The Royal Bank of Scotland will pay $615m in fines to US and UK authorities, in addition to pleading guilty to wire fraud in Japan, in a bid to settle allegations that it manipulated global benchmark interest rates.
The bank, of which the British government owns 80 percent, will cut into its staff bonuses to pay the fines, the second-largest so far in an international investigation that has already implicated Switzerland's UBS and Britain's Barclays.
"The RBS board acknowledges that there were serious shortcomings in our systems and controls and also in the integrity of a small group of our employees," Philip Hampton, RBS chairman, said on Wednesday.
"This is a sad day for RBS, but also an important one in continuing to put right the mistakes of the past."

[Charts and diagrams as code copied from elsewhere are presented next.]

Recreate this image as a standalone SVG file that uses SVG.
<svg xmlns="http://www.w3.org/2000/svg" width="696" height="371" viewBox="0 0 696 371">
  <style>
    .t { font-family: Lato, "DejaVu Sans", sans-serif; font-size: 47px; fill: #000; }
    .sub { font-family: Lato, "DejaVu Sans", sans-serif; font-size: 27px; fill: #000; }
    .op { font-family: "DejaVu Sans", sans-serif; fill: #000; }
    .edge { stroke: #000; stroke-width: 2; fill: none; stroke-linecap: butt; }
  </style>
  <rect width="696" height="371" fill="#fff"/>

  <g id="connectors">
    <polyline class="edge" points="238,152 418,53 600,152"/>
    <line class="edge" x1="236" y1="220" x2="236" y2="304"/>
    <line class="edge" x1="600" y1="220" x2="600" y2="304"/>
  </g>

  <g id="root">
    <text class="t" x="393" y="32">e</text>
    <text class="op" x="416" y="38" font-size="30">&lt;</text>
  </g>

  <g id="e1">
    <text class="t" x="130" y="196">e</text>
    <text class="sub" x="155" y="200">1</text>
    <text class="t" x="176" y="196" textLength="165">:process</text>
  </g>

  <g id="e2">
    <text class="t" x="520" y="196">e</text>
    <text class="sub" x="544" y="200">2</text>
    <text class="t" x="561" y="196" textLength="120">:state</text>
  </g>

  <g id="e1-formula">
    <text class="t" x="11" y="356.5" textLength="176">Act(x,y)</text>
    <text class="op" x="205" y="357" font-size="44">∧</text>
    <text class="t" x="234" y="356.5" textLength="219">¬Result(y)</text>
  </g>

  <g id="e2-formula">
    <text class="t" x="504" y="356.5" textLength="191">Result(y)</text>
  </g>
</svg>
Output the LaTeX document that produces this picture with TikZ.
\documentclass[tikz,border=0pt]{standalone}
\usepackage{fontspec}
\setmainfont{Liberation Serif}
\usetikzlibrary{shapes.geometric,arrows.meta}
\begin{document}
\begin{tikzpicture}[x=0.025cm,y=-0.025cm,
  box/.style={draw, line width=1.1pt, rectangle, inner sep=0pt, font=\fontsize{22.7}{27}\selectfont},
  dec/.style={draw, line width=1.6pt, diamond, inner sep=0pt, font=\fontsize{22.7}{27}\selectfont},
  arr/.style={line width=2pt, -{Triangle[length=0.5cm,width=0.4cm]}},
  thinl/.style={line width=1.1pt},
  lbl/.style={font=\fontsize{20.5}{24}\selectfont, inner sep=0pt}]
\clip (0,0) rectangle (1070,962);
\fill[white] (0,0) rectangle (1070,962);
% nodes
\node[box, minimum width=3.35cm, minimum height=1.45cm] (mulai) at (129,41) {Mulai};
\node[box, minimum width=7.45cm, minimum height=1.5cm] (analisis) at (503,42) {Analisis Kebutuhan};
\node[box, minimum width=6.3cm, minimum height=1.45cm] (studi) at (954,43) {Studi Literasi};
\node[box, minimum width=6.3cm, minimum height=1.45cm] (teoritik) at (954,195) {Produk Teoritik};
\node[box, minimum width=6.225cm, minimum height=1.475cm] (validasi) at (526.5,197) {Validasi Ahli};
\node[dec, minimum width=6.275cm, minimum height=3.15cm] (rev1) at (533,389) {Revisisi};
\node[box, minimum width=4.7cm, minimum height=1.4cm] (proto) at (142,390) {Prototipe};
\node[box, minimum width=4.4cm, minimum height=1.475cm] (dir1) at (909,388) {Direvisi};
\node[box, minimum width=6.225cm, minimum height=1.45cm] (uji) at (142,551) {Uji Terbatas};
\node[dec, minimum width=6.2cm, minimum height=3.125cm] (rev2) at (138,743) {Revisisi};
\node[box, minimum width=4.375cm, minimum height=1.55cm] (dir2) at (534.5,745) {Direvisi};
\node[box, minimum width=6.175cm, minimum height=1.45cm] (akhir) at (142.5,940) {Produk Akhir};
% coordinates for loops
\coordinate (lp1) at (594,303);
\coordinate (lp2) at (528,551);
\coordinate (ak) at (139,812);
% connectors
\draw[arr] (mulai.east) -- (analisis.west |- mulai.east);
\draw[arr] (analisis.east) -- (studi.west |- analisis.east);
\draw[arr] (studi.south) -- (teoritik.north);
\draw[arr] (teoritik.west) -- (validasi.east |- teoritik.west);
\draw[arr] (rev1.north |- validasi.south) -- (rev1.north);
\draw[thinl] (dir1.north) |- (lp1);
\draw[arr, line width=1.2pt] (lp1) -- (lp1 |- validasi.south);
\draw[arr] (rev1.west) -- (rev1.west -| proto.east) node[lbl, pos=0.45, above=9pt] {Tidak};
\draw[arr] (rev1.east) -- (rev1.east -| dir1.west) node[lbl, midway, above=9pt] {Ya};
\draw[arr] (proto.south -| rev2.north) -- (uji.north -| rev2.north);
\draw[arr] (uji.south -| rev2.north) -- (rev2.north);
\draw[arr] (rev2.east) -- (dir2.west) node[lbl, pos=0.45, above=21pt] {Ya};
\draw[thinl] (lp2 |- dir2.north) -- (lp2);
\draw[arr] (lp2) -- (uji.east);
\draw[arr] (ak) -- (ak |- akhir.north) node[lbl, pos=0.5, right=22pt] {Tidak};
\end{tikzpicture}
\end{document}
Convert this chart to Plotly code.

Twenty-one traders at RBS offices in London, Singapore and Tokyo manipulated the London interbank offered rate (LIBOR), which is used to price trillions of dollars worth of loans, from at least 2006 until 2010.
The rigging continued even after traders learned that LIBOR submissions were being probed.
About 87.5m pounds ($137.1m) will be paid to Britain's Financial Services Authority, $150m to the US justice department and $325m to the US Commodity Futures Trading Commission.
The bank has also entered into a deferred prosecution agreement with the US justice department in relation to one count of wire fraud relating to Swiss franc LIBOR and one count for an antitrust violation relating to yen LIBOR.
RBS Securities Japan Limited has also agreed to enter a plea of guilty to one count of wire fraud relating to Yen Libor, the British bank said in a statement.
Like UBS, RBS did not have to admit criminal liability in the US, meaning it can retain its banking licence there and avoid a heavily discounted sale of its US-based Citizens Bank.
The bank said John Hourican, head of RBS's investment bank, had agreed to leave following the misconduct of staff in that business. Hourican had no involvement in or knowledge of the misconduct, RBS said.
UBS agreed in December to pay fines of $1.5bn to regulators in the US, Britain and Switzerland over LIBOR rigging. Its unit in Japan, where much of the wrongdoing occurred, pleaded guilty to criminal fraud.
US prosecutors also filed criminal conspiracy charges against two former UBS traders allegedly at the heart of the scheme.
Barclays was able to get a non-prosecution agreement and paid $453m in penalties. Barclays' three most senior executives, including then chief executive Bob Diamond, were also forced to leave the bank in the wake of the scandal.